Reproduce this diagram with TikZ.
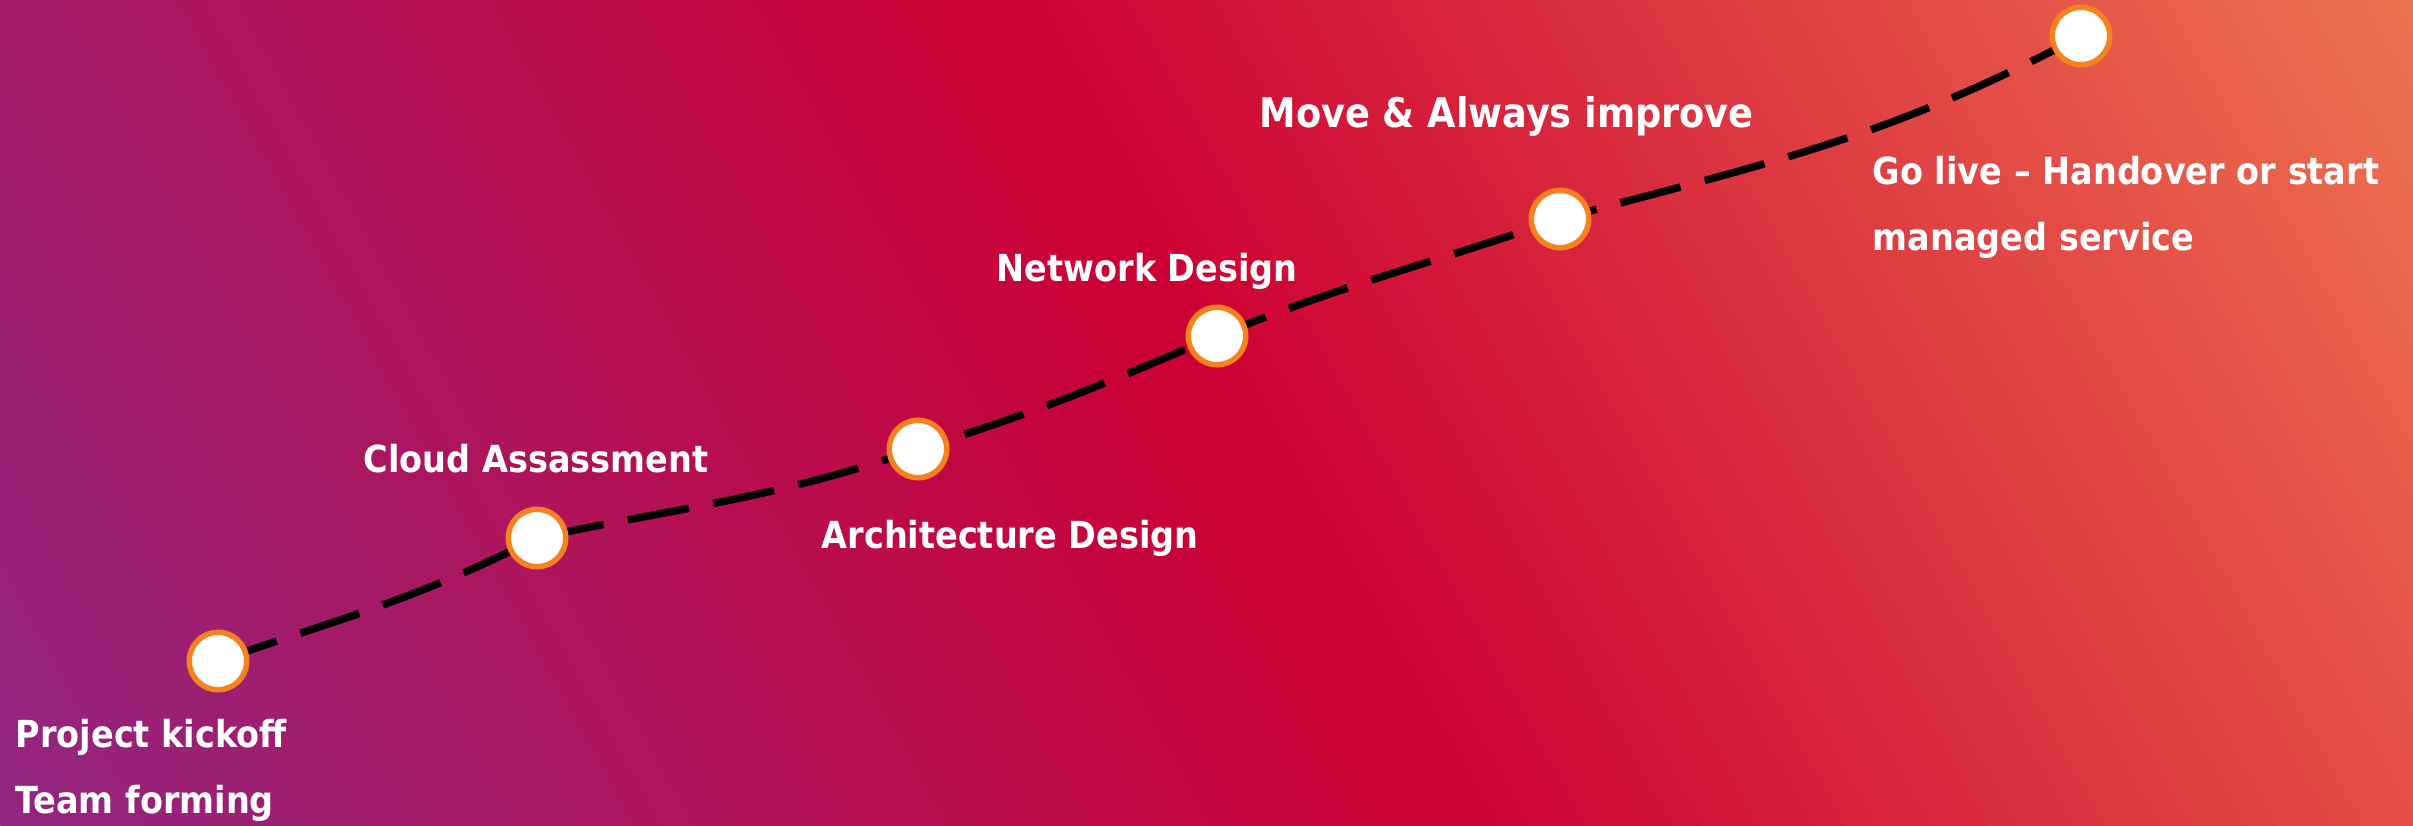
\documentclass[tikz,border=0pt]{standalone}
\usepackage{fontspec}
\newfontfamily\labelfont{DejaVu Sans Condensed}
\usetikzlibrary{positioning}
\pgfdeclarelayer{background layer}
\pgfsetlayers{background layer,main}
\definecolor{bgpurple}{HTML}{922680}
\definecolor{bgcrimson}{HTML}{CC0033}
\definecolor{bgcoral}{HTML}{EF7550}
\definecolor{ringorange}{HTML}{F5821F}

\begin{document}
\begin{tikzpicture}
\tikzstyle{milestone}=[draw=ringorange,circle,fill=white,line width=0.055cm,minimum size=0.575cm,inner sep=0pt]
\tikzstyle{steplabel}=[text=white,inner sep=0pt,anchor=base west,align=left,font=\labelfont\bfseries\fontsize{10.6}{18.5}\selectfont]
\tikzstyle{track}=[line width=0.075cm,dash pattern=on 0.62cm off 0.25cm]
\useasboundingbox (0,0) rectangle (24.13,-8.25);

\node [milestone] at (2.18,-6.61) (m1) {};
\node [milestone] at (5.37,-5.38) (m2) {};
\node [milestone] at (9.18,-4.49) (m3) {};
\node [milestone] at (12.17,-3.36) (m4) {};
\node [milestone] at (15.60,-2.19) (m5) {};
\node [milestone] at (20.81,-0.36) (m6) {};

\node [steplabel] at (0.15,-8.13) (l1) {Project kickoff\\Team forming};
\node [steplabel] at (3.63,-4.72) (l2) {Cloud Assassment};
\node [steplabel] at (8.21,-5.48) (l3) {Architecture Design};
\node [steplabel] at (9.96,-2.81) (l4) {Network Design};
\node [steplabel,font=\labelfont\bfseries\fontsize{11.6}{18.5}\selectfont] at (12.59,-1.27) (l5) {Move \& Always improve};
\node [steplabel] at (18.72,-2.50) (l6) {Go live – Handover or start\\managed service};

\begin{pgfonlayer}{background layer}
\clip (0,0) rectangle (24.13,-8.25);
% diagonal colour ramp
\foreach \k in {0,...,99} {
  \pgfmathsetmacro\t{-4+\k*0.252}
  \ifnum\k<50
    \pgfmathtruncatemacro\p{2*\k}
    \def\stripcol{bgcrimson!\p!bgpurple}
  \else
    \pgfmathtruncatemacro\p{2*(\k-50)}
    \def\stripcol{bgcoral!\p!bgcrimson}
  \fi
  \fill [fill=\stripcol,rotate=29] (\t,-20) rectangle ++(0.27,21.5);
}
\draw [track] (m1.center) to[out=19,in=207] (m2.center) to[out=12,in=199] (m3.center)
  to[out=17,in=203] (m4.center) to[out=22,in=199] (m5.center) to[out=15,in=208] (m6.center);
\end{pgfonlayer}
\end{tikzpicture}
\end{document}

_WRITTEN PROBLEM:_ Copy the listing word for word, excluding its pictures.

_WRITTEN ANSWER:_
Reproduce this diagram with TikZ.
\documentclass[tikz,border=0pt]{standalone}
\usepackage{fontspec}
\newfontfamily\labelfont{DejaVu Sans Condensed}
\usetikzlibrary{positioning}
\pgfdeclarelayer{background layer}
\pgfsetlayers{background layer,main}
\definecolor{bgpurple}{HTML}{922680}
\definecolor{bgcrimson}{HTML}{CC0033}
\definecolor{bgcoral}{HTML}{EF7550}
\definecolor{ringorange}{HTML}{F5821F}

\begin{document}
\begin{tikzpicture}
\tikzstyle{milestone}=[draw=ringorange,circle,fill=white,line width=0.055cm,minimum size=0.575cm,inner sep=0pt]
\tikzstyle{steplabel}=[text=white,inner sep=0pt,anchor=base west,align=left,font=\labelfont\bfseries\fontsize{10.6}{18.5}\selectfont]
\tikzstyle{track}=[line width=0.075cm,dash pattern=on 0.62cm off 0.25cm]
\useasboundingbox (0,0) rectangle (24.13,-8.25);

\node [milestone] at (2.18,-6.61) (m1) {};
\node [milestone] at (5.37,-5.38) (m2) {};
\node [milestone] at (9.18,-4.49) (m3) {};
\node [milestone] at (12.17,-3.36) (m4) {};
\node [milestone] at (15.60,-2.19) (m5) {};
\node [milestone] at (20.81,-0.36) (m6) {};

\node [steplabel] at (0.15,-8.13) (l1) {Project kickoff\\Team forming};
\node [steplabel] at (3.63,-4.72) (l2) {Cloud Assassment};
\node [steplabel] at (8.21,-5.48) (l3) {Architecture Design};
\node [steplabel] at (9.96,-2.81) (l4) {Network Design};
\node [steplabel,font=\labelfont\bfseries\fontsize{11.6}{18.5}\selectfont] at (12.59,-1.27) (l5) {Move \& Always improve};
\node [steplabel] at (18.72,-2.50) (l6) {Go live – Handover or start\\managed service};

\begin{pgfonlayer}{background layer}
\clip (0,0) rectangle (24.13,-8.25);
% diagonal colour ramp
\foreach \k in {0,...,99} {
  \pgfmathsetmacro\t{-4+\k*0.252}
  \ifnum\k<50
    \pgfmathtruncatemacro\p{2*\k}
    \def\stripcol{bgcrimson!\p!bgpurple}
  \else
    \pgfmathtruncatemacro\p{2*(\k-50)}
    \def\stripcol{bgcoral!\p!bgcrimson}
  \fi
  \fill [fill=\stripcol,rotate=29] (\t,-20) rectangle ++(0.27,21.5);
}
\draw [track] (m1.center) to[out=19,in=207] (m2.center) to[out=12,in=199] (m3.center)
  to[out=17,in=203] (m4.center) to[out=22,in=199] (m5.center) to[out=15,in=208] (m6.center);
\end{pgfonlayer}
\end{tikzpicture}
\end{document}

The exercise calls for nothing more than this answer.